The February 25 political deal to transfer four core functions of the Nairobi County Government to the National Government is a significant game-changer. As the six powerful men met in State House to kickstart a leaderless city, they left the ghosts of past misdeeds and expediencies largely undisturbed. Predictably, the drivers for the current crisis remain tragically untransformed.
The Transfer Deed Agreement declares an intention to shift the four most important functions of health, garbage collection, sewage and roads to the National Government for the next two years from March 15. Five days after the agreement was signed, the Devolution Ministry announced four days for public feedback through seventeen sub-county consultations and one county-wide consultation.
There is no official update yet on how well the seventeen consultations and the Kenya School of Government forum were attended last Wednesday. There is no report either on what Nairobian residents support the transfer proposal. Informal feedback from eight consultations suggest outright opposition to the transfer from Westlands, Mathare, Lang’ata and Embakasi East.
Reactions from Kibra, Dagoretti North, Makadara and the Kenya School of Government were more mixed. Some called for a referendum while others dissatisfied with the County Government supported the transfer in the hope that services would improve. Competent lawyers have now challenged the validity of using Article 187 as a constitutional basis for the transfer. Citizens and civic organisations have also moved to court to block the initiative.
Like all audacious back-door political gambles, the Uhuru-Sonko deal was destined to be controversial. Too much water flows under this bridge and Kenyans have the memory of elephants. We remember a similar State House deal that gave Sonko-Igathe team the Jubilee ticket and pushed them through the IEBC despite Chapter 6 public concerns. We have not forgotten how until recently, the former Governor was shielded from allegations of mismanagement and graft that have now landed him in court. It is not yet ninety days since the High Court barred him from exercising the powers of his office and a possible impeachment by the County Assembly still looms. Yet, there he was with the highest political and legal offices of the land giving away County 047 to the National Government.
By the Devolution Ministry’s own standards, this week’s consultations were shallow. In 2016, the Ministry developed and published one of the best Public Participation guidelines this country has ever seen. The guidelines define eleven conditions for meaningful public participation. They include clear and transparent rules guiding the entire process, strategies to ensure as many people and especially, marginalised groups, have the information and capacity to engage and feedback and validation loops. Public participation must be “real, not illusory and ought not to be treated as a mere formality,” the policy states.
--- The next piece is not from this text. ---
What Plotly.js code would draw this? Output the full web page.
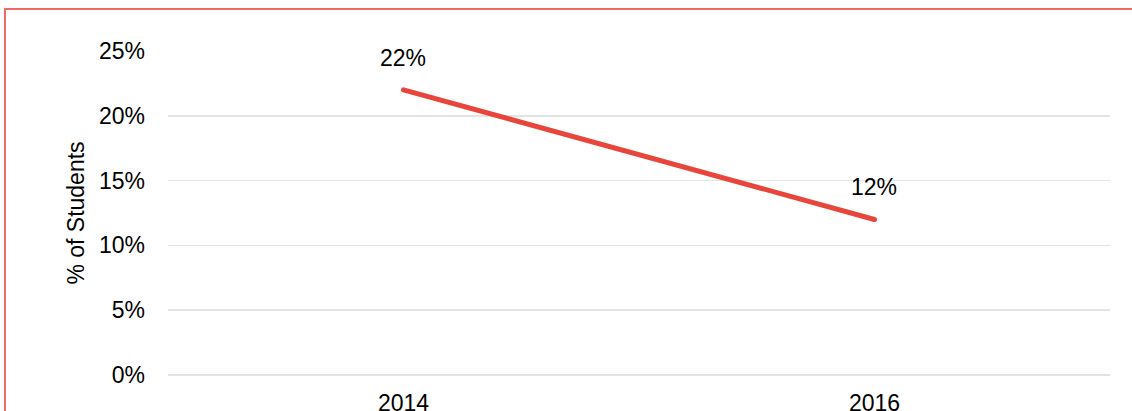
<!DOCTYPE html>
<html><head><meta charset="utf-8">
<script src="https://cdn.plot.ly/plotly-3.0.1.min.js"></script>
<style>
html,body{margin:0;padding:0;background:#fff;overflow:hidden;}
#chart{width:1132px;height:411px;position:relative;}
#frame{position:absolute;left:4px;top:8px;width:1200px;height:600px;border:2px solid #EE6A64;box-sizing:border-box;pointer-events:none;}
#chart .scatterlayer path.js-line{stroke-linecap:round;}
</style></head>
<body>
<div id="chart"></div>
<div id="frame"></div>
<script>
const years = ['2014', '2016'];
const values = [0.22, 0.12];
const valueLabels = ['22%', '12%'];
const yTicks = [0, 0.05, 0.10, 0.15, 0.20, 0.25];
const yTickLabels = ['0%', '5%', '10%', '15%', '20%', '25%'];

const FONT = 'Liberation Sans, Arial, sans-serif';
const trace = {
  x: years, y: values, type: 'scatter', mode: 'lines',
  line: {color: '#E8463D', width: 5}, hoverinfo: 'skip'
};
const annotations = years.map((yr, i) => ({
  x: i, y: values[i], text: valueLabels[i], showarrow: false,
  xref: 'x', yref: 'y', yshift: 32, xshift: -1,
  font: {family: FONT, size: 23, color: '#000'}
}));
const layout = {
  width: 1132, height: 411,
  margin: {l: 168, r: 22, t: 51, b: 36},
  paper_bgcolor: '#fff', plot_bgcolor: '#fff',
  showlegend: false,
  font: {family: FONT, size: 23, color: '#000'},
  xaxis: {
    type: 'category', range: [-0.5, 1.5], showgrid: false, zeroline: false,
    showline: false, ticks: '', ticklabelstandoff: 12,
    tickfont: {size: 23, color: '#000'}
  },
  yaxis: {
    range: [0, 0.25], tickvals: yTicks, ticktext: yTickLabels,
    showgrid: true, gridcolor: '#E3E3E3', gridwidth: 1.5,
    zeroline: true, zerolinecolor: '#E3E3E3', zerolinewidth: 1.5,
    showline: false, ticks: '', ticklabelstandoff: 22,
    tickfont: {size: 23, color: '#000'},
    title: {text: '% of Students', font: {size: 23, color: '#000'}, standoff: 7}
  },
  annotations: annotations
};
Plotly.newPlot('chart', [trace], layout, {displayModeBar: false, staticPlot: true});
</script>
</body></html>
Calling for public participation after a legal agreement has been signed is the first sign that public participation may be tokenistic. The second sign was the last-minute invitations and the rush to tick the public participation box in five days. Neither generate the belief that the Ministry sincerely understands the value of public input.
The recent census informs us that Nairobi’s 3.9 million citizens are not a vague or shapeless population. One third of us are unemployed, half of us do not have regular access to piped water and only ten per cent of us rely on the county government for solid waste management. NGOs and private companies provide over sixty per cent of these services. Six thousand live on the streets and forty-two thousand of us are persons with disabilities. One in two of us have smartphones and regularly access the internet. Even a basic sense of who are Nairobians were missing in the design of this week's consultations.
Ultimately, these stark needs, political class expediency and state disinterest in investing in the political maturity of citizens has brought us to this point. Our election campaigns were an exercise in procurement. Sadly, t-shirts, flour, sugar, petty denomination banknotes and wild promises were all some candidates needed to assume public office in 2017.
After years of abuse, the decision what to do with the County of Nairobi is a fundamental one. Short-circuiting and under-investing in this deliberative process does not allow the people of Nairobi to learn from their electoral mistake or take responsibility for what happens next.
Having placed themselves in a box, it remains to be seen whether the leadership will have the honesty to publish and act on the consultations findings, if the transfer does not have the blessing of the people? How they continue to handle this moment should not squander an important opportunity or jeopardise the next big decision moment in 2022.
Nairobians must choose carefully and speak up loudly.